>> START INFORMATION PROVIDED

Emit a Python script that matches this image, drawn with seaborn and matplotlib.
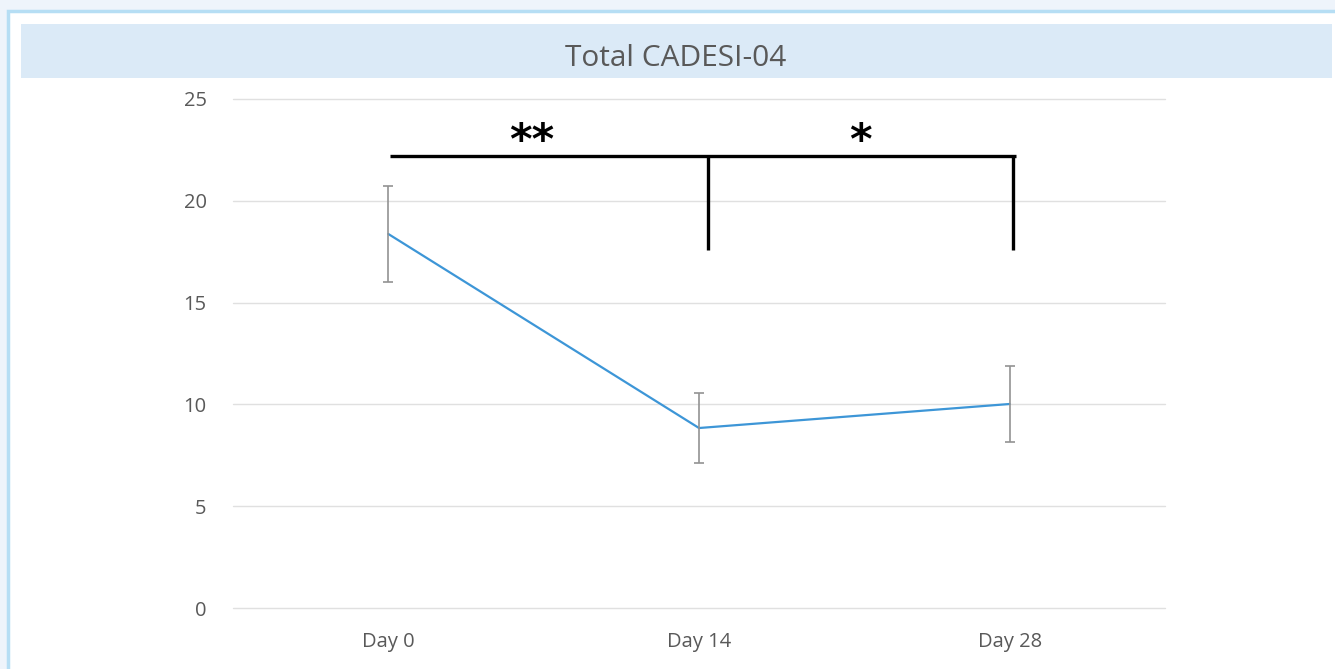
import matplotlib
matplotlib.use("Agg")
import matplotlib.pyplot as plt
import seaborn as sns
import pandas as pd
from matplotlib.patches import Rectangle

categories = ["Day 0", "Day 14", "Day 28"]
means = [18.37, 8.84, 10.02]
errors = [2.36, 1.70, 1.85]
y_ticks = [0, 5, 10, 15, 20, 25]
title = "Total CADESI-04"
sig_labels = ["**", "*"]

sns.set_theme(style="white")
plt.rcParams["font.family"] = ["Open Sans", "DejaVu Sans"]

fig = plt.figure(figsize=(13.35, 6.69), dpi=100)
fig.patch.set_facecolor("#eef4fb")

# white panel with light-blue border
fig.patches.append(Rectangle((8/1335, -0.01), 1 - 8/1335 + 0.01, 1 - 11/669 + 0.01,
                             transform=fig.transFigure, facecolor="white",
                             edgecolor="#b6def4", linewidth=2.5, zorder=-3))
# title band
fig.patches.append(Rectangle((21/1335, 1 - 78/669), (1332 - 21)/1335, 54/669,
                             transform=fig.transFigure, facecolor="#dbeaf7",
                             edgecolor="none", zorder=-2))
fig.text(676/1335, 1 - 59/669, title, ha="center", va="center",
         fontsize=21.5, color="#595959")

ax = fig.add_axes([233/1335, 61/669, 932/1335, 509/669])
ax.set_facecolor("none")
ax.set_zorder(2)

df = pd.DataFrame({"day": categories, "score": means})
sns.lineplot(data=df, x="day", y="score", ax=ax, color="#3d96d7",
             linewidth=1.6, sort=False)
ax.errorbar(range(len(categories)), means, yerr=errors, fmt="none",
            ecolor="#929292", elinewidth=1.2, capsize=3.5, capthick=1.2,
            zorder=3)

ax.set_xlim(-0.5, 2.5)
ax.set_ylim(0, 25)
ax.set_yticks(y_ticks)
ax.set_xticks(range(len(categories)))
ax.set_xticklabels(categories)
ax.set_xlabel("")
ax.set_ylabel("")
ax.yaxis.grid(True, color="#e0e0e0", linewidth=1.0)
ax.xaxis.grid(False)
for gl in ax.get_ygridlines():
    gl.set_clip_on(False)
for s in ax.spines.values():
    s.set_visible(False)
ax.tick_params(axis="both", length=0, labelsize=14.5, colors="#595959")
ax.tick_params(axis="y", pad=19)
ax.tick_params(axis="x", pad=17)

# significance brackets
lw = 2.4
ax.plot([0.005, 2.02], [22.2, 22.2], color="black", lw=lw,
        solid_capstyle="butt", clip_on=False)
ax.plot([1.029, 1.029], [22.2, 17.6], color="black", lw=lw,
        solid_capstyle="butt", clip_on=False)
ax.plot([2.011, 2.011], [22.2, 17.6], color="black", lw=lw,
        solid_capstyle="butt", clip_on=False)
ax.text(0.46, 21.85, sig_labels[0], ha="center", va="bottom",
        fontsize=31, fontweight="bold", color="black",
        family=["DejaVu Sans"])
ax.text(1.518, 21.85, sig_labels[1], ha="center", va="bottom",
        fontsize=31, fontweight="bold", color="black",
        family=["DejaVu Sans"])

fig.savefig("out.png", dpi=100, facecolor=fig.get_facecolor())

>> END INFORMATION PROVIDED

Return each line from the material above exactly, but not the pictures.

Emit a Python script that matches this image, drawn with seaborn and matplotlib.
import matplotlib
matplotlib.use("Agg")
import matplotlib.pyplot as plt
import seaborn as sns
import pandas as pd
from matplotlib.patches import Rectangle

categories = ["Day 0", "Day 14", "Day 28"]
means = [18.37, 8.84, 10.02]
errors = [2.36, 1.70, 1.85]
y_ticks = [0, 5, 10, 15, 20, 25]
title = "Total CADESI-04"
sig_labels = ["**", "*"]

sns.set_theme(style="white")
plt.rcParams["font.family"] = ["Open Sans", "DejaVu Sans"]

fig = plt.figure(figsize=(13.35, 6.69), dpi=100)
fig.patch.set_facecolor("#eef4fb")

# white panel with light-blue border
fig.patches.append(Rectangle((8/1335, -0.01), 1 - 8/1335 + 0.01, 1 - 11/669 + 0.01,
                             transform=fig.transFigure, facecolor="white",
                             edgecolor="#b6def4", linewidth=2.5, zorder=-3))
# title band
fig.patches.append(Rectangle((21/1335, 1 - 78/669), (1332 - 21)/1335, 54/669,
                             transform=fig.transFigure, facecolor="#dbeaf7",
                             edgecolor="none", zorder=-2))
fig.text(676/1335, 1 - 59/669, title, ha="center", va="center",
         fontsize=21.5, color="#595959")

ax = fig.add_axes([233/1335, 61/669, 932/1335, 509/669])
ax.set_facecolor("none")
ax.set_zorder(2)

df = pd.DataFrame({"day": categories, "score": means})
sns.lineplot(data=df, x="day", y="score", ax=ax, color="#3d96d7",
             linewidth=1.6, sort=False)
ax.errorbar(range(len(categories)), means, yerr=errors, fmt="none",
            ecolor="#929292", elinewidth=1.2, capsize=3.5, capthick=1.2,
            zorder=3)

ax.set_xlim(-0.5, 2.5)
ax.set_ylim(0, 25)
ax.set_yticks(y_ticks)
ax.set_xticks(range(len(categories)))
ax.set_xticklabels(categories)
ax.set_xlabel("")
ax.set_ylabel("")
ax.yaxis.grid(True, color="#e0e0e0", linewidth=1.0)
ax.xaxis.grid(False)
for gl in ax.get_ygridlines():
    gl.set_clip_on(False)
for s in ax.spines.values():
    s.set_visible(False)
ax.tick_params(axis="both", length=0, labelsize=14.5, colors="#595959")
ax.tick_params(axis="y", pad=19)
ax.tick_params(axis="x", pad=17)

# significance brackets
lw = 2.4
ax.plot([0.005, 2.02], [22.2, 22.2], color="black", lw=lw,
        solid_capstyle="butt", clip_on=False)
ax.plot([1.029, 1.029], [22.2, 17.6], color="black", lw=lw,
        solid_capstyle="butt", clip_on=False)
ax.plot([2.011, 2.011], [22.2, 17.6], color="black", lw=lw,
        solid_capstyle="butt", clip_on=False)
ax.text(0.46, 21.85, sig_labels[0], ha="center", va="bottom",
        fontsize=31, fontweight="bold", color="black",
        family=["DejaVu Sans"])
ax.text(1.518, 21.85, sig_labels[1], ha="center", va="bottom",
        fontsize=31, fontweight="bold", color="black",
        family=["DejaVu Sans"])

fig.savefig("out.png", dpi=100, facecolor=fig.get_facecolor())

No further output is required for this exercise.